* WORKING DATA:
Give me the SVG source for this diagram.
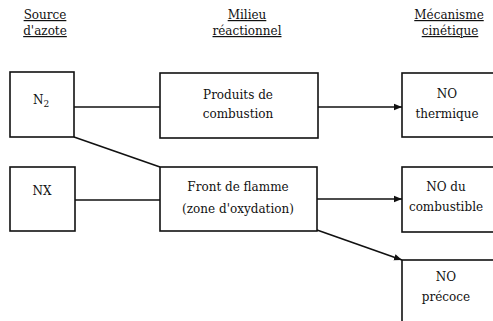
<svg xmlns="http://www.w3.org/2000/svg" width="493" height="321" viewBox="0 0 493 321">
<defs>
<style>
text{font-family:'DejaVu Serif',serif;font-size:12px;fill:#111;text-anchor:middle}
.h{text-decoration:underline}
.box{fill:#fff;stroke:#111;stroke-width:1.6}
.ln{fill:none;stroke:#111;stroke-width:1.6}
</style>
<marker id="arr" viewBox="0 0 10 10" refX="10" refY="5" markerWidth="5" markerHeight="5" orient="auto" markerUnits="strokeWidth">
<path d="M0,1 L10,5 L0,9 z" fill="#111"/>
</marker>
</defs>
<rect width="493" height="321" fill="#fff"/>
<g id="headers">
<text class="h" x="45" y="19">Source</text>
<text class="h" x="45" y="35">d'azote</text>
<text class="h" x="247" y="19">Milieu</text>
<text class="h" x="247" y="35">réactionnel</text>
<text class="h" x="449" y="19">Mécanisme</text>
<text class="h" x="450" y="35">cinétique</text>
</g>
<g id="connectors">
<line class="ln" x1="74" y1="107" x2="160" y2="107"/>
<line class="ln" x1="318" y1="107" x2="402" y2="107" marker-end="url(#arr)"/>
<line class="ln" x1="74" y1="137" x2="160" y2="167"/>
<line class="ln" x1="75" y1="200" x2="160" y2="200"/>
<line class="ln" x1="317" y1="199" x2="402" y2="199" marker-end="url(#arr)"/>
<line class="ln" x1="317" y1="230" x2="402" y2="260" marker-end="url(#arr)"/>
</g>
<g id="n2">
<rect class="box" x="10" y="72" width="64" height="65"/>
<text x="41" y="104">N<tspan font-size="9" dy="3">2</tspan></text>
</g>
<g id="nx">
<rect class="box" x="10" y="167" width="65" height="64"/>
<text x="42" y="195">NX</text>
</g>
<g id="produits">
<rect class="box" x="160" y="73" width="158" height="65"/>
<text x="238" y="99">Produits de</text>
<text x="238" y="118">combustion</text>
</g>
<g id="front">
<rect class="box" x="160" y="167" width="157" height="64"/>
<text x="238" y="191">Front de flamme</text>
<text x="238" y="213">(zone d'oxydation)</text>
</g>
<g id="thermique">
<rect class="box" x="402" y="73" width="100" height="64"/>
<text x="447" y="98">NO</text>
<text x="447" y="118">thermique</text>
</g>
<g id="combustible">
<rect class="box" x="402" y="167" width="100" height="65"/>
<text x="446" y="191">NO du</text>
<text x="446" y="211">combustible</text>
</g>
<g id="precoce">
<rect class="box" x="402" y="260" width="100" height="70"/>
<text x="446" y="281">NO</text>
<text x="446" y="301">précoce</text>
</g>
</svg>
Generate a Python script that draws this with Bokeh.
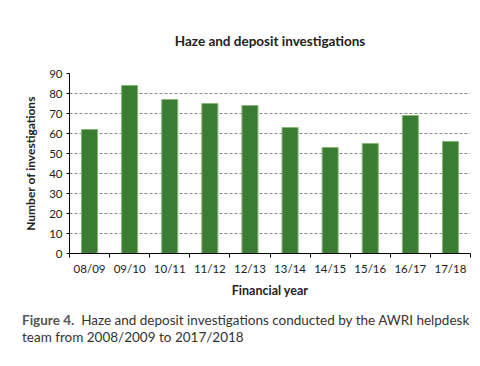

* OBJECTIVE: Using the records above, retype everything exactly except the pictures.

* TASK RESPONSE:
Give me the SVG source for this diagram.
<svg xmlns="http://www.w3.org/2000/svg" width="493" height="321" viewBox="0 0 493 321">
<defs>
<style>
text{font-family:'DejaVu Serif',serif;font-size:12px;fill:#111;text-anchor:middle}
.h{text-decoration:underline}
.box{fill:#fff;stroke:#111;stroke-width:1.6}
.ln{fill:none;stroke:#111;stroke-width:1.6}
</style>
<marker id="arr" viewBox="0 0 10 10" refX="10" refY="5" markerWidth="5" markerHeight="5" orient="auto" markerUnits="strokeWidth">
<path d="M0,1 L10,5 L0,9 z" fill="#111"/>
</marker>
</defs>
<rect width="493" height="321" fill="#fff"/>
<g id="headers">
<text class="h" x="45" y="19">Source</text>
<text class="h" x="45" y="35">d'azote</text>
<text class="h" x="247" y="19">Milieu</text>
<text class="h" x="247" y="35">réactionnel</text>
<text class="h" x="449" y="19">Mécanisme</text>
<text class="h" x="450" y="35">cinétique</text>
</g>
<g id="connectors">
<line class="ln" x1="74" y1="107" x2="160" y2="107"/>
<line class="ln" x1="318" y1="107" x2="402" y2="107" marker-end="url(#arr)"/>
<line class="ln" x1="74" y1="137" x2="160" y2="167"/>
<line class="ln" x1="75" y1="200" x2="160" y2="200"/>
<line class="ln" x1="317" y1="199" x2="402" y2="199" marker-end="url(#arr)"/>
<line class="ln" x1="317" y1="230" x2="402" y2="260" marker-end="url(#arr)"/>
</g>
<g id="n2">
<rect class="box" x="10" y="72" width="64" height="65"/>
<text x="41" y="104">N<tspan font-size="9" dy="3">2</tspan></text>
</g>
<g id="nx">
<rect class="box" x="10" y="167" width="65" height="64"/>
<text x="42" y="195">NX</text>
</g>
<g id="produits">
<rect class="box" x="160" y="73" width="158" height="65"/>
<text x="238" y="99">Produits de</text>
<text x="238" y="118">combustion</text>
</g>
<g id="front">
<rect class="box" x="160" y="167" width="157" height="64"/>
<text x="238" y="191">Front de flamme</text>
<text x="238" y="213">(zone d'oxydation)</text>
</g>
<g id="thermique">
<rect class="box" x="402" y="73" width="100" height="64"/>
<text x="447" y="98">NO</text>
<text x="447" y="118">thermique</text>
</g>
<g id="combustible">
<rect class="box" x="402" y="167" width="100" height="65"/>
<text x="446" y="191">NO du</text>
<text x="446" y="211">combustible</text>
</g>
<g id="precoce">
<rect class="box" x="402" y="260" width="100" height="70"/>
<text x="446" y="281">NO</text>
<text x="446" y="301">précoce</text>
</g>
</svg>
Generate a Python script that draws this with Bokeh.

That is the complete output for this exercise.